Supreme Court: Juvenile offender can't be punished as adult

A person who is indicted in court after reaching adulthood for a crime committed when he was a minor cannot be punished as an adult, the Guam Supreme Court said in a landmark ruling issued on Tuesday.

The Supreme Court justices vacated the conviction and five-year sentence imposed by the trial court on Eugene Benavente Gomia, who was belatedly charged on Sept. 15, 2015 with sex offenses when he was 19 for acts committed when he was 13 and 14 years old.

Gomia, who was sentenced on Nov. 16, 2015, pleaded “no contest” to two counts of second degree criminal sexual conduct “committed against two victims who were both under the age of 14 at the time,” according to court records.

“This case presents a unique set of facts,” the court said, noting that, “No juvenile delinquency proceedings were brought against him for these acts.”

Since he was an adult at the time he was charged, Gomia was prosecuted outside of the jurisdiction of the Family Division, which handles juvenile cases.

“Gomia, now an adult, argues that his sentence is unlawful because it violates his Fifth Amendment right to due process and constitutes (a retroactive) application of law,” the court said.

While he did not challenge the allegations leveled against him, Gomia claimed that “he did not have notice that his actions, committed when he was thirteen and fourteen years old, would hold a punishment that is greater than that available to the Family Division or for any sanction that is beyond his 21st birthday.”

The Supreme Court cited a Guam law, which provides the mechanism by which the Superior Court can obtain “adult” jurisdiction over a minor.

“This process requires ‘certification’ by the Family Division to transfer jurisdiction,” the Supreme Court said, citing the amended Public Law 17-27, which authorizes the trial court to exercise its discretion to “certify such child for proper criminal proceedings to any court.”

The law gives the trial court jurisdiction over “a child who is 16 or older at the time he committed the offense” and facing prosecution as an adult “for any act which would constitute a felony of the first or second degree along with any acts which are misdemeanors or felonies of the third degree.”

The Supreme Court noted, however, that the law identifies only homicide as the crime that falls in this category, thus limiting “the classes of cases that fall within and outside of the Superior Court’s adjudicatory authority.”

“The legislature’s inclusion of homicide, and only homicide, as the type of offense for which a minor under the age of 16 may be tried in an adult criminal proceeding leads us to conclude that the legislature intentionally excluded all other types of offenses,” the ruling stated. “This court is constrained by that language.

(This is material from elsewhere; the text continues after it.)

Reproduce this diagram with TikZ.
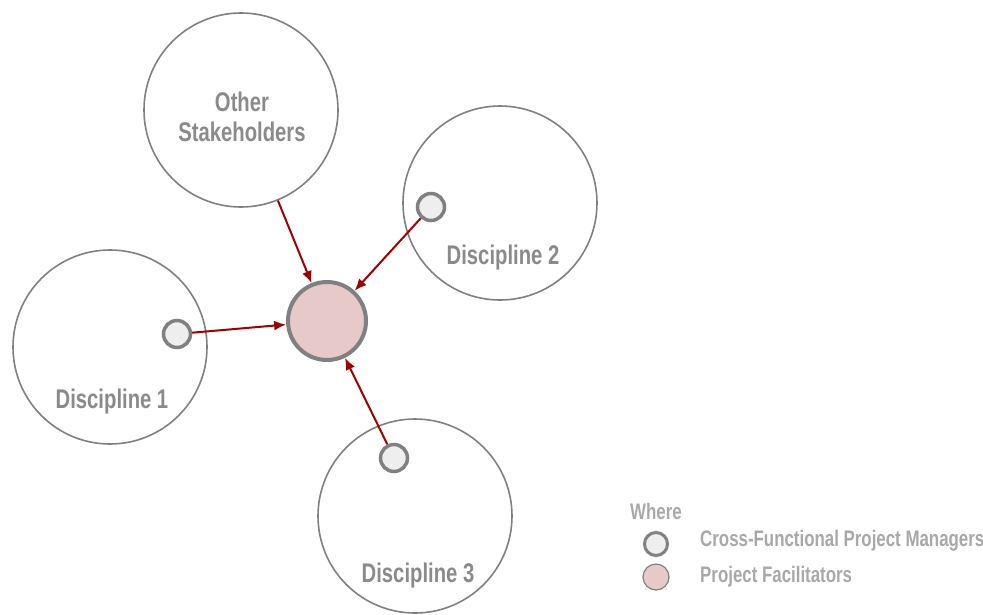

It is not within the province of the courts to stretch the law to apply to circumstances clearly not provided for by the legislature; to the contrary, decisions of whether to extend the law to cover circumstances such as this lie solely within the authority of the legislature.”

The Supreme Court pointed out that the prosecution did not pursue delinquency proceedings against Gomia in the Family Division of the Superior Court “while he could still have been brought under its jurisdiction.”

“This nuance may have been specifically contemplated by the legislature, i.e., to recognize the youthful characteristics of children,” the Supreme Court said. “[T]he distinctive attributes of youth diminish the penological justifications for imposing the harshest sentences on juvenile offenders, even when they commit terrible crimes.”